Rosalind Nashashibi, The Painter, 2013. 16mm transferred to video, 4 min

Vivienne Dick, Red Moon Rising, 2015. HD video, 15 min

Saturday afternoon: Workshop

Lucy Reynolds leads this workshop that traces a history of film and video making by women artists, exploring some of its pioneers and current practitioners. Participants will discuss the connection between more personal and individual works and those more readily engaged in feminist activism, the obstacles faced by women wanting to make films and videos, and the opportunities they created for making and showing their work. Have conditions improved since Maya Deren made her films in the 1940s, and Lis Rhodes demanded history as a crumpled heap in the 1970s?

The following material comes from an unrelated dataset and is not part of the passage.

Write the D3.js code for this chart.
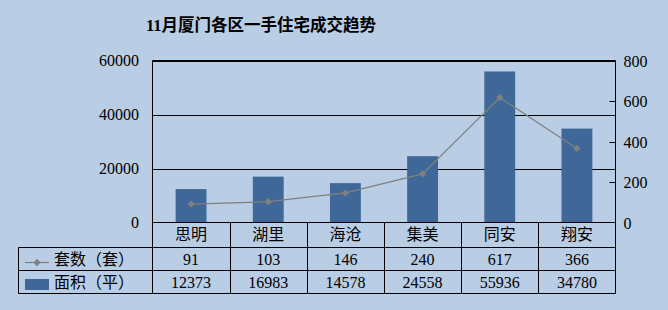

The following works will be screened as part of the workshop:

Ursula Mayer, Lunch in Furs, 2008. 16mm transferred to video, 8 mins

Tina Keane, Clapping Songs, 1981. 6 mins

Lyn Hershman Leeson, Electronic Diaries – Part 1: Confessions of a Chameleon, 1985. SD video, 9 mins

Pratibha Parma, Sari Red, 1988, 12mins

Please come to the workshop ready to discuss your own interest in feminism and film-making. Text hand outs will be provided as part of the day.

Participants are invited to attend both the Friday night screening and then come along to the Saturday afternoon workshop (or just attend one part of the weekend event if you can’t make it to both parts).

Organised in partnership with Glasgow Women’s Library

About the artist/​curator/​writer

Lucy Reynolds

Lucy Reynolds has lectured and published extensively, most particularly focused on questions of the moving image, feminism, political space and collective practice. Her articles have appeared in a range of journals such as Afterall, Screen, Screendance, Art Agenda and Millennium Film Journal, and she has curated exhibitions and film programmes for a range of institutions nationally and internationally.

As an artist, her films and installations have been presented in galleries and cinemas internationally, and her ongoing sound work A Feminist Chorus has been heard at the Glasgow International Festival, Wysing Arts Centre, The Showroom and The Grand Action Cinema, Paris. She is currently editing an anthology on Women Artists, Feminism and the Moving Image, for publication in 2018.

She is Senior Lecturer and deputy director of the Centre for Research in Art and Media (CREAM) in the School of Arts at the University of Westminster, and co-editor of the Moving Image Review and Art Journal.